- Promotional poster
- Genre: Drama;
- Based on: A Nearly Normal Family by M.T. Edvardsson
- Written by: Hans Jörnlind; Anna Platt;
- Directed by: Per Hanefjord
- Starring: Alexandra Karlsson Tyrefors; Lo Kauppi; Björn Bengtsson;
- Country of origin: Sweden
- Original language: Swedish
- No. of episodes: 6

Production
- Executive producers: Emma Hägglund; Iréne Lindblad; Lars Wannebo;
- Producer: Anna Sofia Mörck
- Cinematography: Gustav Danielsson
- Production company: Jarowskij

Original release
- Network: Netflix
- Release: 24 November 2023

= A Nearly Normal Family =

2023 Swedish drama television series

A Nearly Normal Family (En helt vanlig familj) is a 2023 Swedish drama limited television series directed by Per Hanefjord, and developed by Hans Jörnlind and Anna Platt for Netflix. Based on the novel of the same name by M.T. Edvardsson, it stars Björn Bengtsson, Alexandra Karlsson Tyrefors, and Lo Kauppi. The six-chapter series follows the events before and after the murder of 32-year-old entrepreneur Christoffer "Chris" Olsen.

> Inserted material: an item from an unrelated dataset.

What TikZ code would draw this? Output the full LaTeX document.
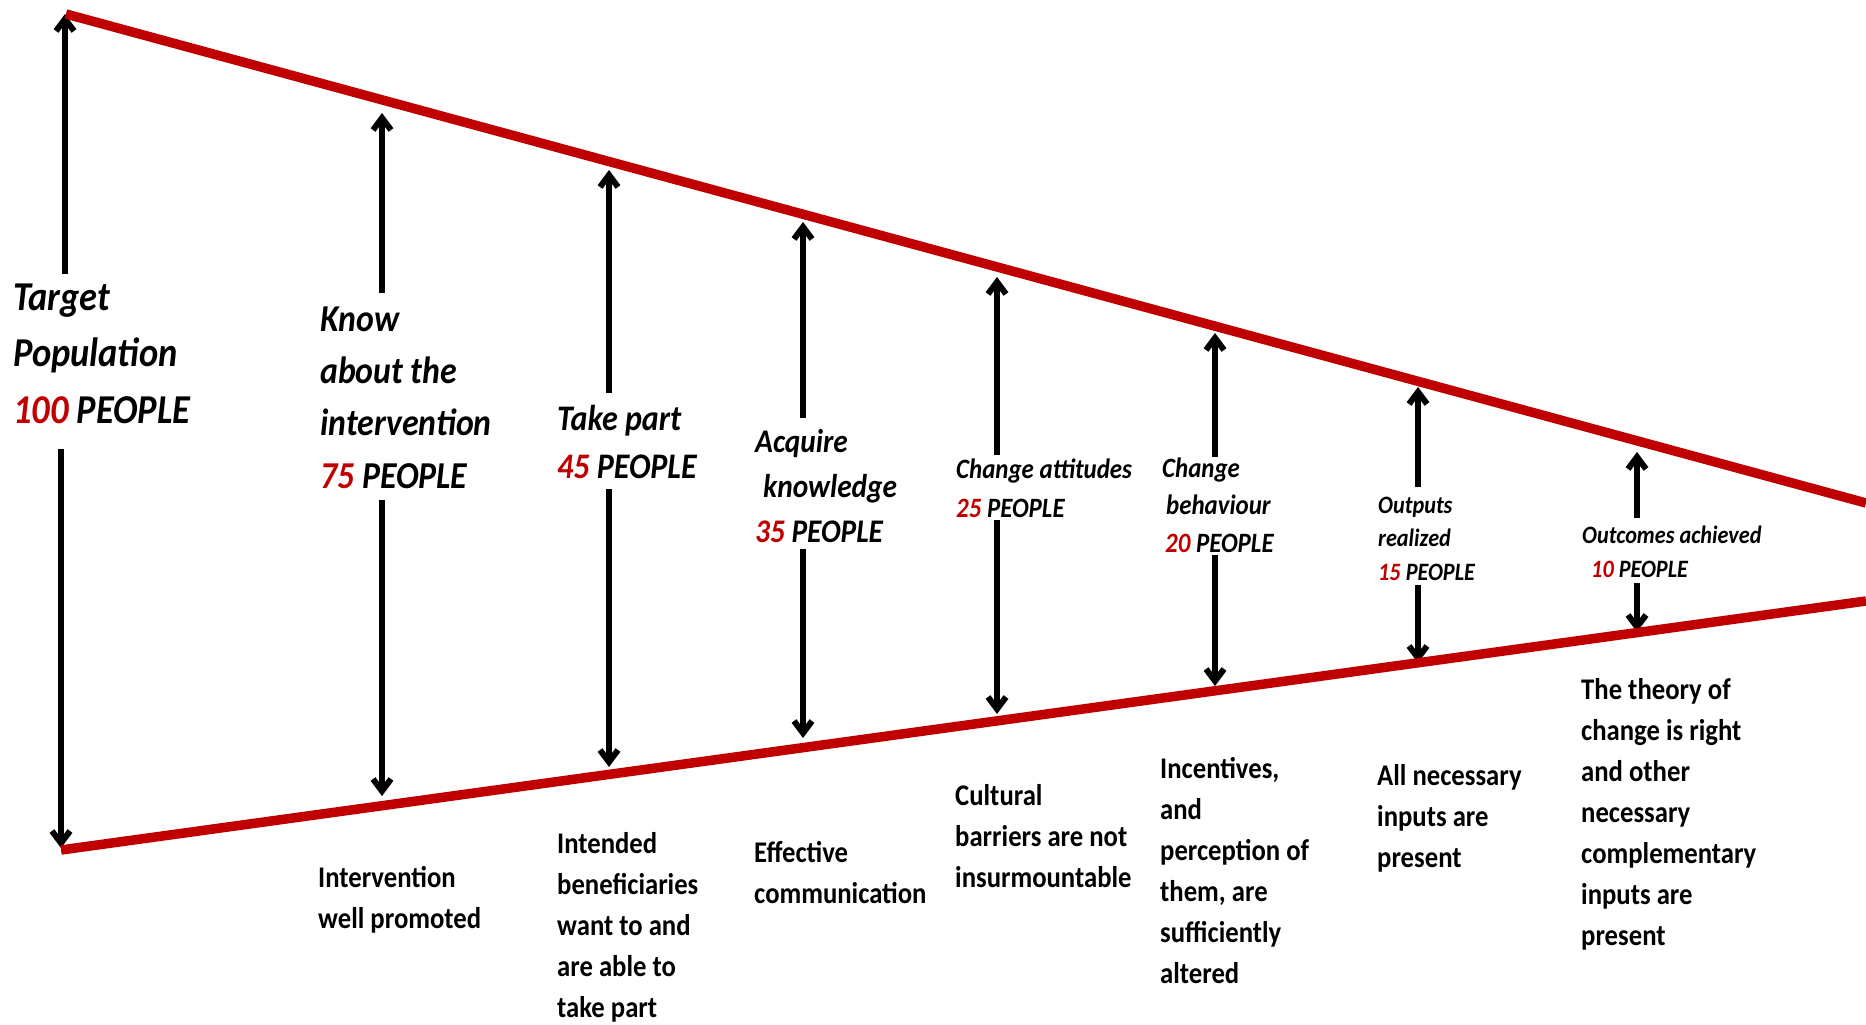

It was released on 24 November 2023.

== Premise ==
Follows how a seemingly normal family's life changes when a murder proves the lengths that they are willing to go to protect each other

== Cast ==

=== Main ===

- Alexandra Karlsson Tyrefors as Stella Sandell, daughter of Ulrika and Adam Sandell.
- Christian Fandango Sundgren as Christoffer "Chris" Olsen, a 32-year-old entrepreneur, whom Stella is accused of murdering.
- Björn Bengtsson as Adam Sandell, a well-liked pastor and father of Stella Sandell, and husband of Ulrika Sandell.
- Melisa Ferhatovic as Amina Besic, an aspiring lawyer, and best friend to Stella Sandell.
- Lo Kauppi as Ulrika Sandell, a high-powered attorney and prosecutor, and mother to Stella Sandell and wife to Adam Sandell.

=== Recurring ===

- Håkan Bengtsson as Mikael Blomberg, Stella's lawyer.
- Vera Olin as Louise, Amina's acquaintance.
- Cedomir Glisovic as Nalle, a correctional officer.
- Rasmus Troedsson as John Alverland.
- Moa Gammel as Jenny Jandsdotter, a public prosecutor.
- Christoffer Willén as Robin Kjellander, a coach at the summer camp Amina and Stella attend.
- Sara Chaanhing Kennedy as Alexandra Besic, Amina's mother.
- Pablo Leiva Wenger as Dino Besic, Amina's father.
- Eva Westerlin as Kerstin Boströ, Stella's boss at Grandma's Bakery.
- Emilia Roosmann as Linda Levander, Chris's former girlfriend.

== Episodes ==

| No. | Title | Directed by | Written by | Original release date |
| 1 | "Chapter One" | Per Hanefjord | Hans Jörnlind & Anna Platt | November 24, 2023 |
Four years after the rape of their then 15-year-old daughter Stella, the Sandells appear to be back to normal, until a murder is committed, and Stella is the prime suspect.
| 2 | "Chapter Two" | Per Hanefjord | Hans Jörnlind & Anna Platt | November 24, 2023 |
While interrogations are held, the Sandells choose to keep the truth of what happened that night hidden. Adam, using his position as a pastor, pushes the case forward.
| 3 | "Chapter Three" | Per Hanefjord | Hans Jörnlind & Anna Platt | November 24, 2023 |
Stella makes a shocking discovery at Chris' apartment. Ulrika uses her position as a prosecutor to get inside information.
| 4 | "Chapter Four" | Per Hanefjord | Hans Jörnlind & Anna Platt | November 24, 2023 |
Ulrika sets up a dinner with the Besic's, trying to get more evidence, but she goes too far. Stella talks to her psychologist and opens up about her past trauma.
| 5 | "Chapter Five" | Per Hanefjord | Hans Jörnlind & Anna Platt | November 24, 2023 |
Ulrika talks to Amina and decides to do whatever it takes to protect her family. Adam beats up Robin, but doesn't get charged for his crime, and Stella feels guilty for what happened.
| 6 | "Chapter Six" | Per Hanefjord | Hans Jörnlind & Anna Platt | November 24, 2023 |
The trial finally happens. Amina takes the stand and tells the court exactly what happened that night. Stella does not get charged with murder and is released.

== Production ==
The adaptation was announced in 2022. The show was set and primarily filmed in Lund, with a few scenes filmed in Stockholm.

== Reception ==

=== Critical response ===
On the review aggregator website Rotten Tomatoes, 78% of nine critics' reviews are positive.